* _To be done_
Begin with the first line and repeat exactly through the line containing "from matplotlib.ticker import FixedLocator"; leave every image out.

======== Provided data ========

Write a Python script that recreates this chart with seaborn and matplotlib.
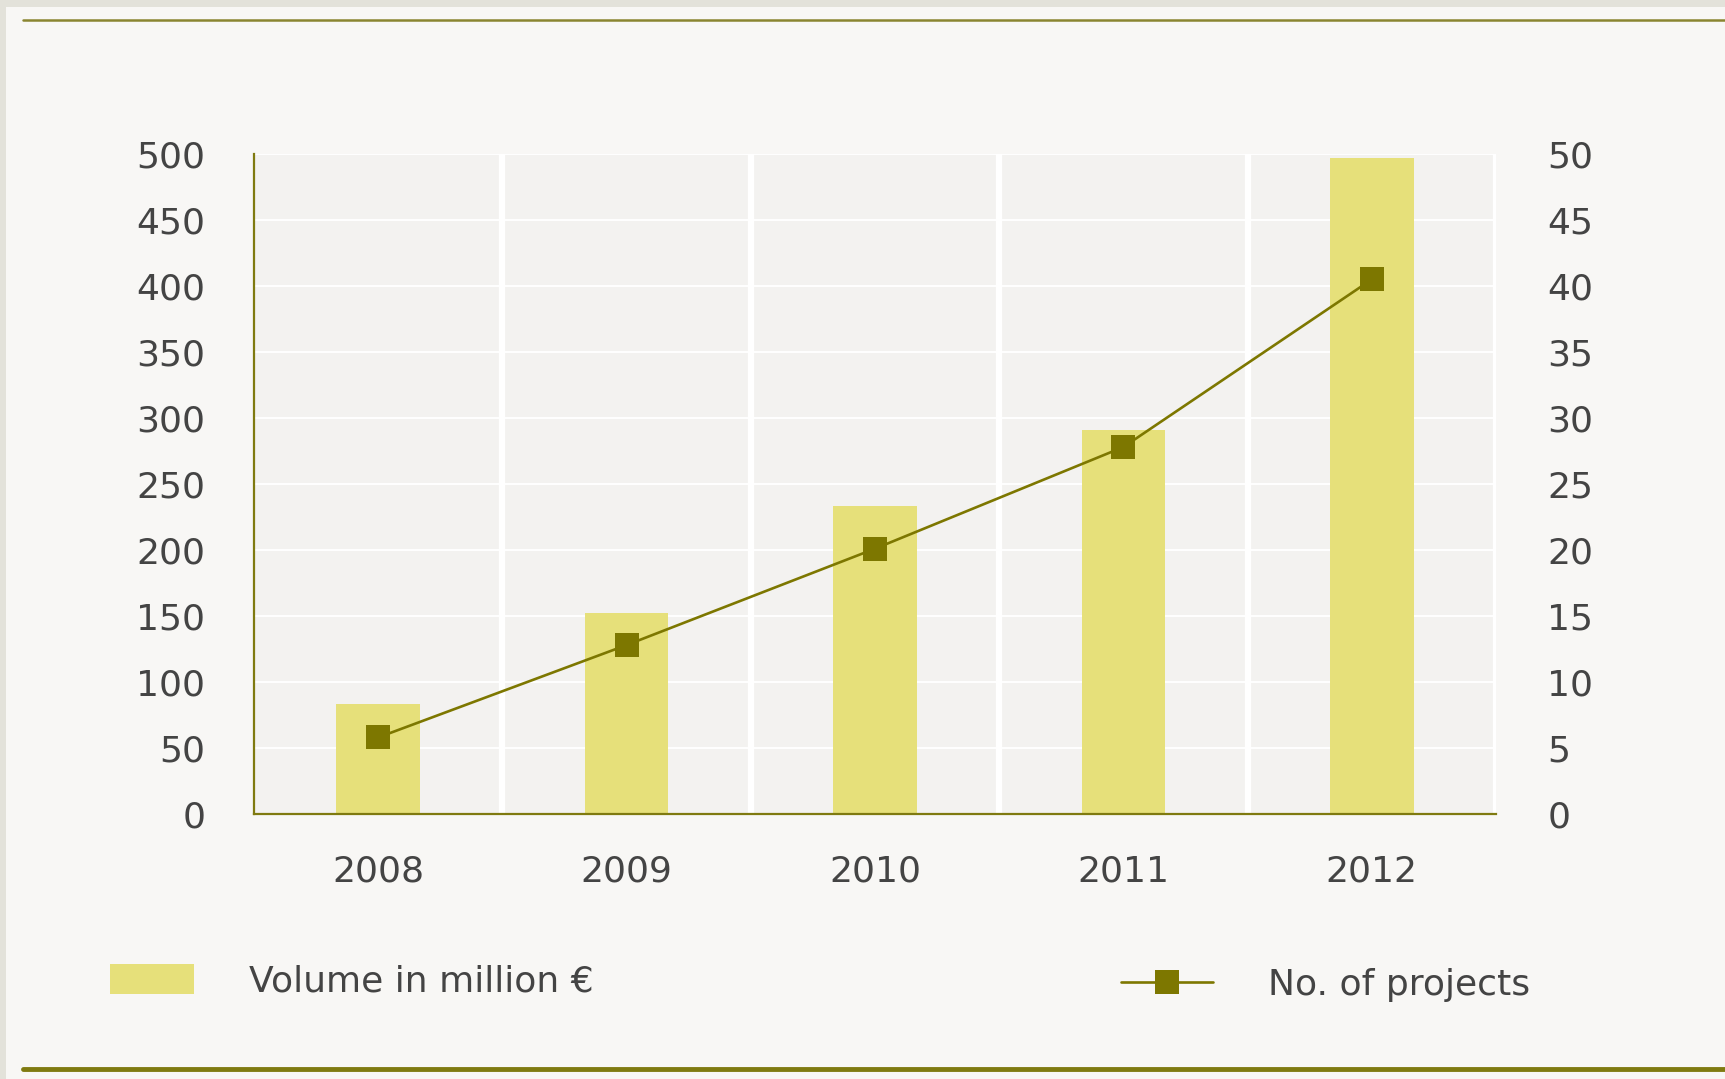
import matplotlib
matplotlib.use("Agg")
import matplotlib.pyplot as plt
import seaborn as sns
from matplotlib.patches import Rectangle, Patch
from matplotlib.lines import Line2D
from matplotlib.ticker import FixedLocator

years = ["2008", "2009", "2010", "2011", "2012"]
volume = [83, 152, 233, 291, 497]
projects = [5.8, 12.8, 20.1, 27.8, 40.5]
left_ticks = [0, 50, 100, 150, 200, 250, 300, 350, 400, 450, 500]
right_ticks = [0, 5, 10, 15, 20, 25, 30, 35, 40, 45, 50]
bar_label = "Volume in million €"
line_label = "No. of projects"

W, H = 1725, 1079
BAR = "#e6e07a"
OLIVE = "#7d7700"
SPINE = "#7f7a10"
TXT = "#444444"
FS = 26

sns.set_style("white")
plt.rcParams["font.family"] = ["DejaVu Sans"]

fig = plt.figure(figsize=(W / 100, H / 100), dpi=100)
fig.patch.set_facecolor("#e3e2da")
fig.patches.append(Rectangle((6 / W, 0), 1 - 6 / W, (H - 7) / H, transform=fig.transFigure,
                             facecolor="#f8f7f5", edgecolor="none", zorder=-10))
fig.lines.append(Line2D([23 / W, 1], [1 - 20 / H] * 2, transform=fig.transFigure,
                        color="#8a8530", lw=1.8, zorder=-5))
fig.lines.append(Line2D([23 / W, 1], [1 - 1069 / H] * 2, transform=fig.transFigure,
                        color=SPINE, lw=3.5, zorder=-5))

ax = fig.add_axes([254 / W, 1 - 814 / H, (1496 - 254) / W, (814 - 154) / H])
ax.set_facecolor("#f3f2f0")
sns.barplot(x=years, y=volume, ax=ax, color=BAR, saturation=1, width=0.336,
            linewidth=0, edgecolor="none", zorder=2)

ax2 = ax.twinx()
sns.pointplot(x=years, y=projects, ax=ax2, color=OLIVE, markers="s", markersize=17,
              linewidth=1.9)
for ln in ax2.lines:
    ln.set_markeredgewidth(0)

for a in (ax, ax2):
    a.set_xlim(-0.5, 4.5)
    a.set_xlabel("")
    a.set_ylabel("")
ax.set_ylim(0, 500)
ax2.set_ylim(0, 50)
ax.yaxis.set_major_locator(FixedLocator(left_ticks))
ax2.yaxis.set_major_locator(FixedLocator(right_ticks))

ax.set_axisbelow(True)
ax.yaxis.grid(True, color="white", lw=1.4)
ax.xaxis.set_minor_locator(FixedLocator([0.5, 1.5, 2.5, 3.5, 4.5]))
ax.xaxis.grid(True, which="minor", color="white", lw=4.5)
ax.xaxis.grid(False, which="major")
ax2.grid(False)

for s in ["top", "right"]:
    ax.spines[s].set_visible(False)
for s in ["left", "bottom"]:
    ax.spines[s].set_color(SPINE)
    ax.spines[s].set_linewidth(1.6)
    ax.spines[s].set_zorder(5)
for s in ax2.spines.values():
    s.set_visible(False)
ax2.patch.set_visible(False)

ax.tick_params(axis="y", length=0, pad=35, labelsize=FS, labelcolor=TXT)
ax.tick_params(axis="x", which="both", length=0, pad=29, labelsize=FS, labelcolor=TXT)
ax2.tick_params(axis="y", length=0, pad=37, labelsize=FS, labelcolor=TXT)

h1 = Patch(facecolor=BAR, edgecolor="none")
h2 = Line2D([], [], color=OLIVE, lw=1.9, marker="s", markersize=17, markeredgewidth=0)
em = FS * 100 / 72
fig.legend(handles=[h1], labels=[bar_label], loc="center left",
           bbox_to_anchor=(110 / W, 1 - 981 / H), frameon=False, fontsize=FS,
           labelcolor=TXT, handlelength=84 / em, handleheight=33 / em,
           handletextpad=55 / em, borderpad=0, borderaxespad=0)
fig.legend(handles=[h2], labels=[line_label], loc="center left",
           bbox_to_anchor=(1121 / W, 1 - 985 / H), frameon=False, fontsize=FS,
           labelcolor=TXT, handlelength=92 / em, handletextpad=55 / em,
           borderpad=0, borderaxespad=0)

fig.savefig("out.png", dpi=100, facecolor=fig.get_facecolor())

========

* _Exercise response_
Write a Python script that recreates this chart with seaborn and matplotlib.
import matplotlib
matplotlib.use("Agg")
import matplotlib.pyplot as plt
import seaborn as sns
from matplotlib.patches import Rectangle, Patch
from matplotlib.lines import Line2D
from matplotlib.ticker import FixedLocator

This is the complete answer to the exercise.